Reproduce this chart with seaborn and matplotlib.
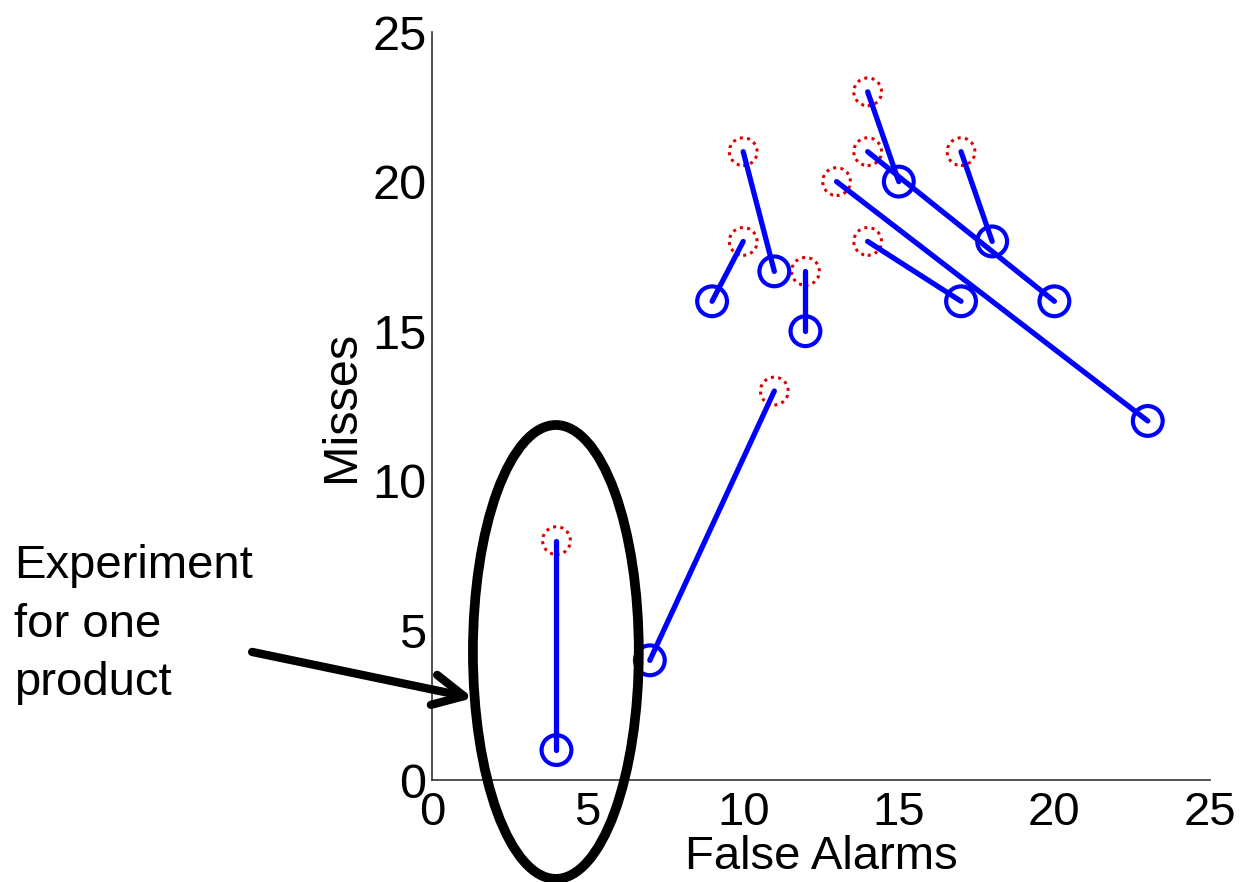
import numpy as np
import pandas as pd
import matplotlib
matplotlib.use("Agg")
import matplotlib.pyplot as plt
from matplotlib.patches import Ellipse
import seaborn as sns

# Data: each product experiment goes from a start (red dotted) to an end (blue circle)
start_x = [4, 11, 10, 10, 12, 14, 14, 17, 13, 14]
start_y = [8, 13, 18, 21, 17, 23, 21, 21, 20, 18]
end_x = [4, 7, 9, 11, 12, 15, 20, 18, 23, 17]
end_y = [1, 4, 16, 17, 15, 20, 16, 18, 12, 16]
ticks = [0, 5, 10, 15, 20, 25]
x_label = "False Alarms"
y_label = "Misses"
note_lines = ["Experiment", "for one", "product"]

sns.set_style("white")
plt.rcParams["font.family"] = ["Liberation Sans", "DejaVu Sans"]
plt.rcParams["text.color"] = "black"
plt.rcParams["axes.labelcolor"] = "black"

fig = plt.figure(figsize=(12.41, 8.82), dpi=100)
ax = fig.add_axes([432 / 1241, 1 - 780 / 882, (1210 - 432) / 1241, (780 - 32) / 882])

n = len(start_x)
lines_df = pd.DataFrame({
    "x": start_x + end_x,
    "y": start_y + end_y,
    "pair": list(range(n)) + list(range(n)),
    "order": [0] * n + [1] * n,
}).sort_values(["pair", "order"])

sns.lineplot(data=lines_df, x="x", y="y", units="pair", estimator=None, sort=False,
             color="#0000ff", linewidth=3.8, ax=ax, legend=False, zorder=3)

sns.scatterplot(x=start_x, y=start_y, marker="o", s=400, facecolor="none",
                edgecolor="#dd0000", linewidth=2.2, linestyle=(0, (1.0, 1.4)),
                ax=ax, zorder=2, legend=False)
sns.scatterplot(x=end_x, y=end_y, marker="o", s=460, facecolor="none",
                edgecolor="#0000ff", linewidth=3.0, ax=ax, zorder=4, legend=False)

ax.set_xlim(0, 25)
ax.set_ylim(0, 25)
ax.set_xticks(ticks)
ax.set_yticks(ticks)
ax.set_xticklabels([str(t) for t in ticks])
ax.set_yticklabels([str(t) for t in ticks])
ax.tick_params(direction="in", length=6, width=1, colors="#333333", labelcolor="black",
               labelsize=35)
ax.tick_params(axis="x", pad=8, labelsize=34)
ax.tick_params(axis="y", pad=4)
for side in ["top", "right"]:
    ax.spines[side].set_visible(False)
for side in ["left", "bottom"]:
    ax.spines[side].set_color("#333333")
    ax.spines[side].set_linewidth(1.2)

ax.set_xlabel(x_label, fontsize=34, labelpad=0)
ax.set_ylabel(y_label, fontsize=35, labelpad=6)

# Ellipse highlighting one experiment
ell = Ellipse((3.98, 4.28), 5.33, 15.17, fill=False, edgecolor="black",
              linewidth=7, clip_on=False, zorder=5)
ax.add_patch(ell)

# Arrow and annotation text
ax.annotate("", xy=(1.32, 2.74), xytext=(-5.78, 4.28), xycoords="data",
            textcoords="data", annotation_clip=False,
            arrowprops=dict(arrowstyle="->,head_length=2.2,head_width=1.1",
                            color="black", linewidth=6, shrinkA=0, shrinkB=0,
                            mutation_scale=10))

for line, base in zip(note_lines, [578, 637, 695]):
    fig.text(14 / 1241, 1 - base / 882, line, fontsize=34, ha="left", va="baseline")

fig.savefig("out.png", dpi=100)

§

§ **Exercise brief**
Quote the data exactly, leaving every image out of the copy.

§ **Solution to this exercise**
Reproduce this chart with seaborn and matplotlib.
import numpy as np
import pandas as pd
import matplotlib
matplotlib.use("Agg")
import matplotlib.pyplot as plt
from matplotlib.patches import Ellipse
import seaborn as sns

# Data: each product experiment goes from a start (red dotted) to an end (blue circle)
start_x = [4, 11, 10, 10, 12, 14, 14, 17, 13, 14]
start_y = [8, 13, 18, 21, 17, 23, 21, 21, 20, 18]
end_x = [4, 7, 9, 11, 12, 15, 20, 18, 23, 17]
end_y = [1, 4, 16, 17, 15, 20, 16, 18, 12, 16]
ticks = [0, 5, 10, 15, 20, 25]
x_label = "False Alarms"
y_label = "Misses"
note_lines = ["Experiment", "for one", "product"]

sns.set_style("white")
plt.rcParams["font.family"] = ["Liberation Sans", "DejaVu Sans"]
plt.rcParams["text.color"] = "black"
plt.rcParams["axes.labelcolor"] = "black"

fig = plt.figure(figsize=(12.41, 8.82), dpi=100)
ax = fig.add_axes([432 / 1241, 1 - 780 / 882, (1210 - 432) / 1241, (780 - 32) / 882])

n = len(start_x)
lines_df = pd.DataFrame({
    "x": start_x + end_x,
    "y": start_y + end_y,
    "pair": list(range(n)) + list(range(n)),
    "order": [0] * n + [1] * n,
}).sort_values(["pair", "order"])

sns.lineplot(data=lines_df, x="x", y="y", units="pair", estimator=None, sort=False,
             color="#0000ff", linewidth=3.8, ax=ax, legend=False, zorder=3)

sns.scatterplot(x=start_x, y=start_y, marker="o", s=400, facecolor="none",
                edgecolor="#dd0000", linewidth=2.2, linestyle=(0, (1.0, 1.4)),
                ax=ax, zorder=2, legend=False)
sns.scatterplot(x=end_x, y=end_y, marker="o", s=460, facecolor="none",
                edgecolor="#0000ff", linewidth=3.0, ax=ax, zorder=4, legend=False)

ax.set_xlim(0, 25)
ax.set_ylim(0, 25)
ax.set_xticks(ticks)
ax.set_yticks(ticks)
ax.set_xticklabels([str(t) for t in ticks])
ax.set_yticklabels([str(t) for t in ticks])
ax.tick_params(direction="in", length=6, width=1, colors="#333333", labelcolor="black",
               labelsize=35)
ax.tick_params(axis="x", pad=8, labelsize=34)
ax.tick_params(axis="y", pad=4)
for side in ["top", "right"]:
    ax.spines[side].set_visible(False)
for side in ["left", "bottom"]:
    ax.spines[side].set_color("#333333")
    ax.spines[side].set_linewidth(1.2)

ax.set_xlabel(x_label, fontsize=34, labelpad=0)
ax.set_ylabel(y_label, fontsize=35, labelpad=6)

# Ellipse highlighting one experiment
ell = Ellipse((3.98, 4.28), 5.33, 15.17, fill=False, edgecolor="black",
              linewidth=7, clip_on=False, zorder=5)
ax.add_patch(ell)

# Arrow and annotation text
ax.annotate("", xy=(1.32, 2.74), xytext=(-5.78, 4.28), xycoords="data",
            textcoords="data", annotation_clip=False,
            arrowprops=dict(arrowstyle="->,head_length=2.2,head_width=1.1",
                            color="black", linewidth=6, shrinkA=0, shrinkB=0,
                            mutation_scale=10))

for line, base in zip(note_lines, [578, 637, 695]):
    fig.text(14 / 1241, 1 - base / 882, line, fontsize=34, ha="left", va="baseline")

fig.savefig("out.png", dpi=100)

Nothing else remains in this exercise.